Since the start of 2017, many bills related to unemployment insurance have been signed into law. In South Dakota, the signing of H.B. 1097 caused the state to have two unemployment tax-rate schedules with which experienced-employer rates could be determined, starting with rates for 2018, up from one previously. In Wyoming, the signing of H.B. 171 allows employers delinquent in paying unemployment tax or filing unemployment tax and wage reports, effective July 1, 2017,  to in some circumstances avoid assessment of a penalty tax of 2 percent.

In North Dakota, a bill under consideration by the governor would significantly affect requirements for filing unemployment tax and wage reports and paying unemployment tax. The bill (H.B. 1296), if signed, would require employers, effective Jan. 1, 2018, to electronically file the reports. Electronic filing now is required for employers with at least 25 employees.

The North Dakota bill also would dramatically expand the requirement for electronic payment of unemployment tax, which now is in effect only for entities that pay unemployment tax on behalf of multiple employers, but which effective Jan. 1, 2018, would cover all employers and other entities paying unemployment tax. Employers may use the state’s online portal for unemployment tax compliance, Unemployment Insurance Employer Account Systems (UI Easy), to complete these electronic filing and payment requirements. The bill was submitted March 17 to Gov.  Doug Burgum (R) for review, and he likely is to sign it.

A bill under consideration by Kentucky’s governor would elaborate on the process for establishing an unemployment tax rate for a successor employer that had not been covered by the state’s unemployment law but that acquired all or part of the business of a predecessor employer that had been covered by the state’s unemployment law. The bill (H.B. 473) would, effective starting with tax rates determined for 2018, require such a successor within 45 days of employing personnel to file an application with the state to establish an unemployment account. Additionally, some questions on the application would help the state assess how much of the predecessor’s experience would be applicable in determining the successor’s rate.  

The Kentucky bill was submitted March 15 to Gov. Matt Bevin (R) for review, and he likely is to sign it.

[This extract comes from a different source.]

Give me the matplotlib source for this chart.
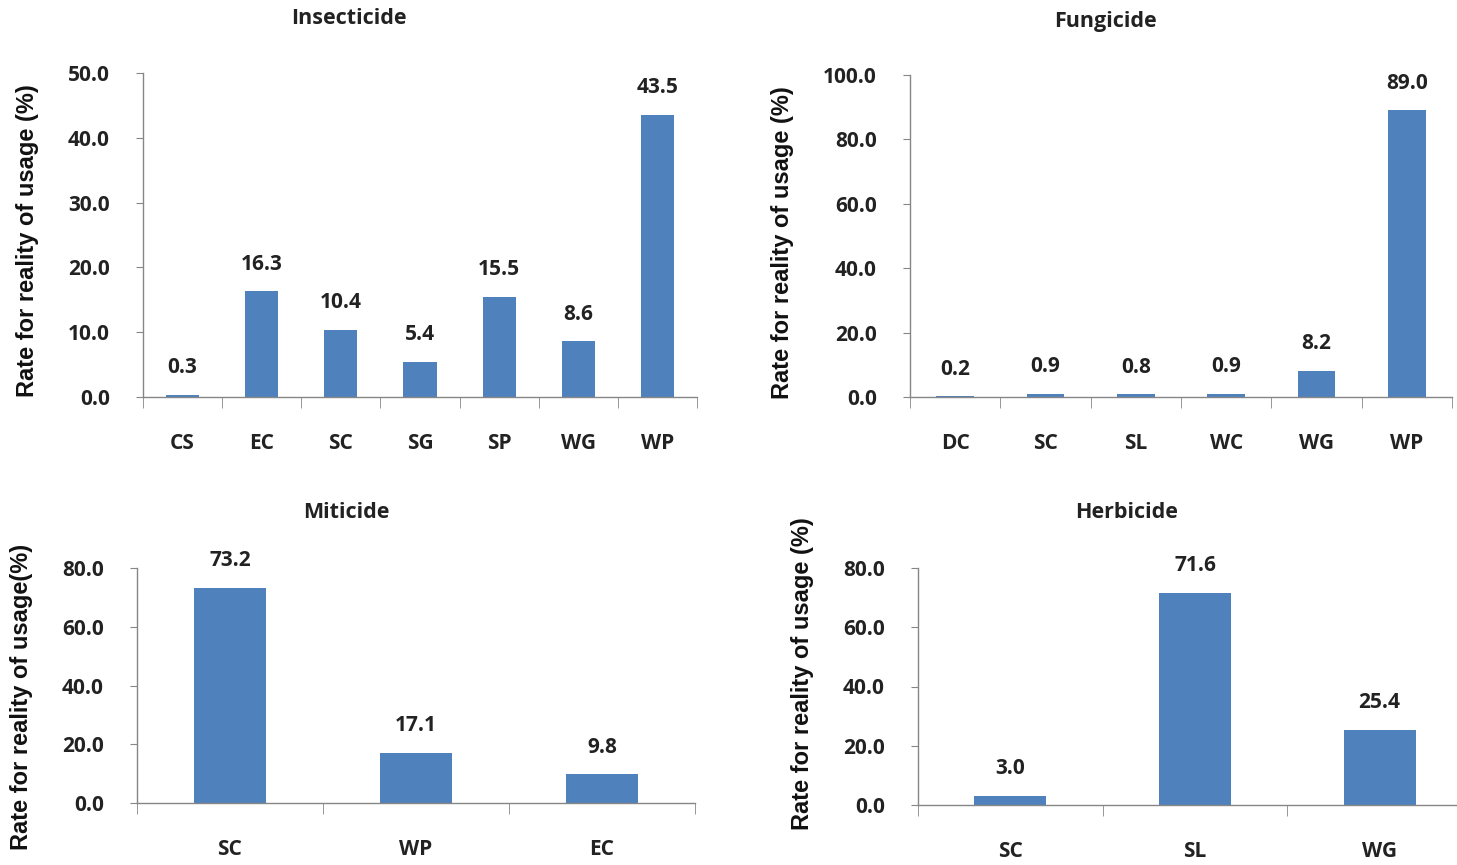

An Arkansas bill that passed the state House on Feb. 15 and state Senate on March 20 and that soon is to be reviewed again by the House because of a Senate amendment would lower the state’s unemployment-taxable wage base to $10,000, effective Jan. 1, 2018, from $12,000, without adjusting the state’s schedule of unemployment tax rates. The amended bill (H.B. 1405) likely is to be agreed upon by the House and likely is to be signed by Gov. Asa Hutchinson (R).